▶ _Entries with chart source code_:

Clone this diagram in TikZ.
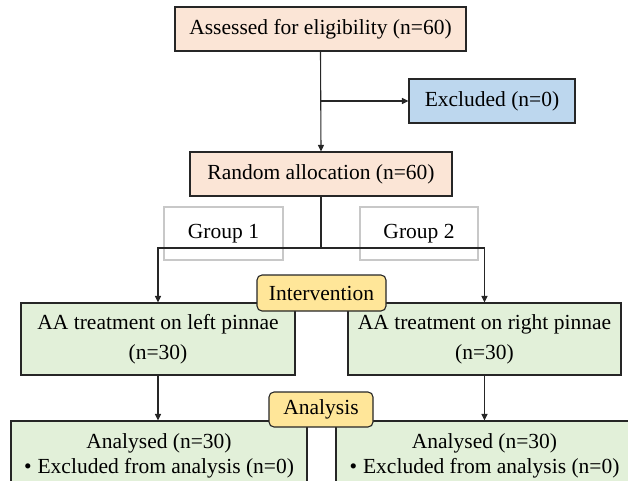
\documentclass[tikz,border=0pt]{standalone}
\usepackage{fontspec}
\setmainfont{Liberation Serif}
\usetikzlibrary{arrows.meta,fit}
\definecolor{peach}{HTML}{FBE5D6}
\definecolor{lblue}{HTML}{BDD7EE}
\definecolor{lgreen}{HTML}{E2F0D9}
\definecolor{lyellow}{HTML}{FFE699}
\definecolor{edge}{HTML}{262626}
\definecolor{grayedge}{HTML}{C8C8C8}
\tikzset{
  box/.style={draw=edge, line width=1.1pt, inner sep=0pt, align=center,
    font=\fontsize{21.5}{25}\selectfont},
  peachbox/.style={box, fill=peach},
  bluebox/.style={box, fill=lblue},
  greenbox/.style={box, fill=lgreen},
  tallgreen/.style={greenbox, font=\fontsize{21.5}{30}\selectfont},
  tagbox/.style={box, fill=lyellow, rounded corners=5pt},
  groupbox/.style={box, draw=grayedge, line width=1.2pt},
  plain/.style={inner sep=0pt, align=center, font=\fontsize{21.5}{25}\selectfont},
  conn/.style={draw=edge, line width=1.1pt},
  arr/.style={conn, -{Triangle[length=6.5pt,width=6pt]}},
}
\begin{document}
\begin{tikzpicture}[x=1pt,y=-1pt]
\useasboundingbox (0,0) rectangle (628,481);
\begin{scope}
\clip (0,0) rectangle (628,481);
% top
\node[peachbox, minimum width=291pt, minimum height=44pt] (assess) at (320.5,29) {Assessed for eligibility (n=60)};
\node[bluebox, minimum width=166pt, minimum height=44pt] (excl) at (492,101) {Excluded (n=0)};
\node[peachbox, minimum width=262pt, minimum height=44pt] (random) at (321,174) {Random allocation (n=60)};
% group labels
\node[groupbox, minimum width=119pt, minimum height=53pt] (g1) at (223.5,233.5) {Group 1};
\node[groupbox, minimum width=118pt, minimum height=53pt] (g2) at (419,233.5) {Group 2};
% connectors
\draw[arr] (assess.south) -- (random.north);
\draw[arr] (assess.south |- excl.west) -- (excl.west);
\coordinate (split) at (321,248);
\draw[conn] (random.south) -- (split);
% treatment boxes
\node[tallgreen, minimum width=274pt, minimum height=72pt] (lg) at (158,339) {AA treatment on left pinnae\\(n=30)};
\node[tallgreen, minimum width=273pt, minimum height=72pt] (rg) at (484.5,339) {AA treatment on right pinnae\\(n=30)};
\draw[arr] (split) -| (lg.north);
\draw[arr] (split) -| (rg.north);
\node[tagbox, minimum width=129pt, minimum height=36pt] (interv) at (321.5,293) {Intervention};
% analysis boxes
\node[greenbox, fit={(11,421) (307,500)}] (anaL) {};
\node[greenbox, fit={(336,421) (633,500)}] (anaR) {};
\node[plain] (anaLt) at (159,456) {Analysed (n=30)\\•\hspace{6pt}Excluded from analysis (n=0)};
\node[plain] (anaRt) at (484.5,456) {Analysed (n=30)\\•\hspace{6pt}Excluded from analysis (n=0)};
\draw[arr] (lg.south) -- (lg.south |- anaL.north);
\draw[arr] (rg.south) -- (rg.south |- anaR.north);
\node[tagbox, minimum width=104pt, minimum height=35pt] (analysis) at (321,409.5) {Analysis};
\end{scope}
\end{tikzpicture}
\end{document}
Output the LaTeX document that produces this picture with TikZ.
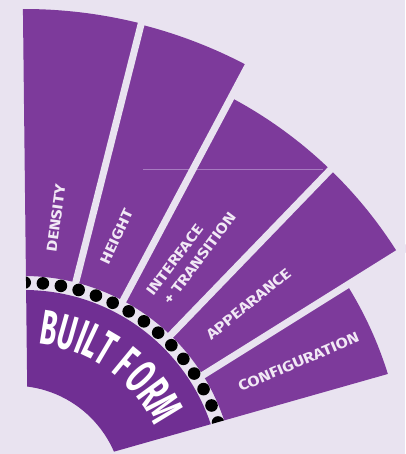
\documentclass[tikz,border=0pt]{standalone}
\usepackage{fontspec}
\setmainfont{Fira Sans}
\newfontfamily\bfcond[FakeStretch=0.55]{Fira Sans}
\newfontfamily\labfont[FakeStretch=1.22]{Fira Sans}
\definecolor{bg}{HTML}{E9E3F0}
\definecolor{seg}{HTML}{7D3A9B}
\definecolor{core}{HTML}{702F93}
\definecolor{lbl}{HTML}{F1E8F5}
\definecolor{faint}{HTML}{A77BC0}
\newcommand\fansector[4]{\fill[seg] (#1:#3) arc[start angle=#1,end angle=#2,radius=#3] -- (#2:#4) arc[start angle=#2,end angle=#1,radius=#4] -- cycle;}
\tikzset{
  bf/.style={font=\bfcond\bfseries\fontsize{49}{49}\selectfont, text=white, inner sep=0pt, anchor=base},
  lab/.style={font=\labfont\bfseries\fontsize{14.5}{19}\selectfont, text=lbl, inner sep=0pt},
  gapline/.style={draw=bg, line width=7pt},
}
\begin{document}
\begin{tikzpicture}[x=1pt,y=1pt]
\fill[bg] (0,0) rectangle (405,-454);
\useasboundingbox (0,0) rectangle (405,-454);
\begin{scope}
  \clip (22.6,20) -- (28.2,-476) -- (430,-362) -- (430,20) -- cycle;
  \begin{scope}[shift={(24,-487)}]
    \fansector{75.8}{95}{211}{478}
    \fansector{62}{75.8}{211}{477}
    \fansector{46}{62}{211}{441}
    \fansector{32}{46}{211}{441}
    \fansector{0}{32}{211}{381}
  \end{scope}
  \draw[faint, line width=0.6pt] (143,-169) -- (323,-169);
  \begin{scope}[shift={(24,-487)}]
    \foreach \g in {75.8,62,46,32} \draw[gapline] (\g:205) -- (\g:495);
    \fill[core, even odd rule] (0,0) circle[radius=197] (-10.4,-8) circle[radius=109.3];
    \foreach \k in {0,...,15} \fill[black] ({89.8-5.1*\k}:204.5) circle[radius=6.3];
  \end{scope}
\end{scope}
\begin{scope}[shift={(24,-487)}]
  \foreach \a/\l in {80.8/B,74.2/U,68.9/I,64.7/L,59.4/T,50.5/F,43.2/O,36.3/R,29.0/M}
    \node[bf, rotate=\a-90] (bf\l) at (\a:144) {\l};
\end{scope}
\node[lab, rotate=82] (density) at (56,-218) {DENSITY};
\node[lab, rotate=65] (height) at (116.5,-236.5) {HEIGHT};
\node[lab, rotate=53, align=left] (interface) at (191,-254) {INTERFACE\\\hspace{3pt}+ TRANSITION};
\node[lab, rotate=39] (appearance) at (248.5,-304) {APPEARANCE};
\node[lab, rotate=23] (configuration) at (298.5,-362) {CONFIGURATION};
\end{tikzpicture}
\end{document}
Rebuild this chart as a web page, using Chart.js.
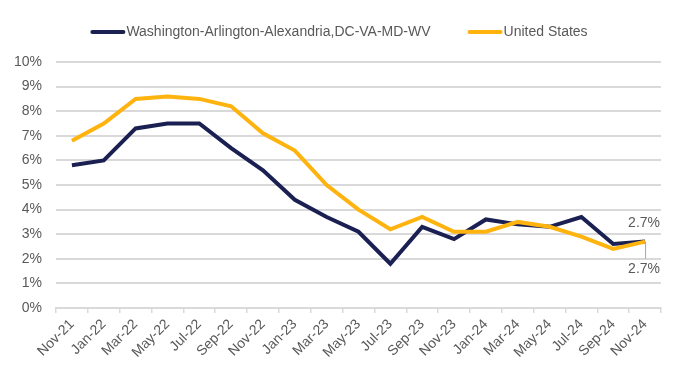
<!DOCTYPE html>
<html>
<head>
<meta charset="utf-8">
<script src="https://cdn.jsdelivr.net/npm/chart.js@4/dist/chart.umd.min.js"></script>
<style>
  html, body { margin: 0; padding: 0; background: #ffffff; overflow: hidden; }
  #wrap { width: 677px; height: 383px; position: relative; }
</style>
</head>
<body>
<div id="wrap"><canvas id="c" width="677" height="383"></canvas></div>
<script>
const categories = ["Nov-21","Jan-22","Mar-22","May-22","Jul-22","Sep-22","Nov-22","Jan-23","Mar-23","May-23","Jul-23","Sep-23","Nov-23","Jan-24","Mar-24","May-24","Jul-24","Sep-24","Nov-24"];
const dcValues = [5.8, 6.0, 7.3, 7.5, 7.5, 6.5, 5.6, 4.4, 3.7, 3.1, 1.8, 3.3, 2.8, 3.6, 3.4, 3.3, 3.7, 2.6, 2.7];
const usValues = [6.8, 7.5, 8.5, 8.6, 8.5, 8.2, 7.1, 6.4, 5.0, 4.0, 3.2, 3.7, 3.1, 3.1, 3.5, 3.3, 2.9, 2.4, 2.7];
const seriesNames = ["Washington-Arlington-Alexandria,DC-VA-MD-WV", "United States"];
const seriesColors = ["#1a2052", "#ffb30f"];
const yTicks = [0,1,2,3,4,5,6,7,8,9,10];

const FONT = "'Liberation Sans', Arial, sans-serif";
const TEXT = "#595959";

const customLegend = {
  id: 'customLegend',
  afterDraw(chart) {
    const ctx = chart.ctx;
    ctx.save();
    ctx.font = "14px " + FONT;
    const lineW = 33, gapText = 2, gapItems = 38;
    const widths = seriesNames.map(n => ctx.measureText(n).width);
    let total = 0;
    widths.forEach((w, i) => { total += lineW + gapText + w + (i < widths.length - 1 ? gapItems : 0); });
    let x = (chart.width - total) / 2 + 1;
    const y = 32;
    seriesNames.forEach((n, i) => {
      ctx.strokeStyle = seriesColors[i];
      ctx.lineWidth = 4;
      ctx.lineCap = 'round';
      ctx.beginPath();
      ctx.moveTo(x + 1, y);
      ctx.lineTo(x + lineW - 1, y);
      ctx.stroke();
      ctx.fillStyle = TEXT;
      ctx.textAlign = 'left';
      ctx.textBaseline = 'middle';
      ctx.fillText(n, x + lineW + gapText, y);
      x += lineW + gapText + widths[i] + gapItems;
    });
    ctx.restore();
  }
};

const endLabels = {
  id: 'endLabels',
  afterDatasetsDraw(chart) {
    const ctx = chart.ctx;
    ctx.save();
    ctx.font = "14px " + FONT;
    ctx.fillStyle = TEXT;
    ctx.textAlign = 'center';
    ctx.textBaseline = 'middle';
    const last = categories.length - 1;
    const pDC = chart.getDatasetMeta(0).data[last];
    const pUS = chart.getDatasetMeta(1).data[last];
    ctx.fillText(dcValues[last].toFixed(1) + "%", pDC.x - 1, pDC.y - 18);
    ctx.strokeStyle = "#a6a6a6";
    ctx.lineWidth = 1;
    ctx.beginPath();
    ctx.moveTo(pUS.x + 0.5, pUS.y);
    ctx.lineTo(pUS.x + 0.5, pUS.y + 17);
    ctx.stroke();
    ctx.fillText(usValues[last].toFixed(1) + "%", pUS.x - 1, pUS.y + 28);
    ctx.restore();
  }
};

new Chart(document.getElementById('c'), {
  type: 'line',
  data: {
    labels: categories,
    datasets: [
      { label: seriesNames[0], data: dcValues, order: 1, borderColor: seriesColors[0], backgroundColor: seriesColors[0], borderWidth: 4, pointRadius: 0, tension: 0, borderJoinStyle: 'miter' },
      { label: seriesNames[1], data: usValues, order: 0, borderColor: seriesColors[1], backgroundColor: seriesColors[1], borderWidth: 4, pointRadius: 0, tension: 0, borderJoinStyle: 'miter' }
    ]
  },
  options: {
    responsive: false,
    maintainAspectRatio: false,
    animation: false,
    devicePixelRatio: 1,
    layout: { padding: { top: 62, right: 16, left: 0, bottom: 0 } },
    plugins: {
      legend: { display: false },
      tooltip: { enabled: false }
    },
    scales: {
      x: {
        offset: true,
        grid: { display: true, drawOnChartArea: false, drawTicks: true, tickLength: 5, color: '#d9d9d9', lineWidth: 1.5, offset: true },
        border: { display: true, color: '#d9d9d9', width: 2 },
        ticks: { color: TEXT, font: { family: FONT, size: 14 }, maxRotation: 45, minRotation: 45, autoSkip: false, padding: 3 },
        afterFit(scale) { scale.height = 75; }
      },
      y: {
        min: 0, max: 10,
        afterBuildTicks(scale) { scale.ticks = yTicks.map(v => ({ value: v })); },
        grid: { color: '#d9d9d9', lineWidth: 2, drawTicks: false },
        border: { display: false },
        ticks: { color: TEXT, font: { family: FONT, size: 14 }, padding: 14, callback: v => v + "%" },
        afterFit(scale) { scale.width = 56; }
      }
    }
  },
  plugins: [customLegend, endLabels]
});
</script>
</body>
</html>
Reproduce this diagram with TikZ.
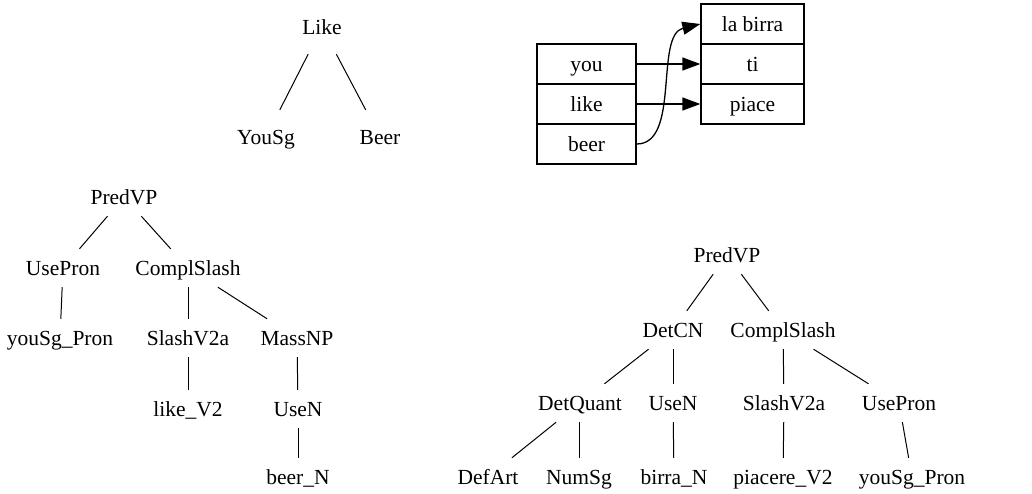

▶ _Task goal_: Wherever the word "this" occurs in a line of the listing, copy that line.

▶ _Solved problem_:
Clone this diagram in TikZ.
Output the LaTeX document that produces this picture with TikZ.
Rebuild this chart as a web page, using Chart.js.
Reproduce this diagram with TikZ.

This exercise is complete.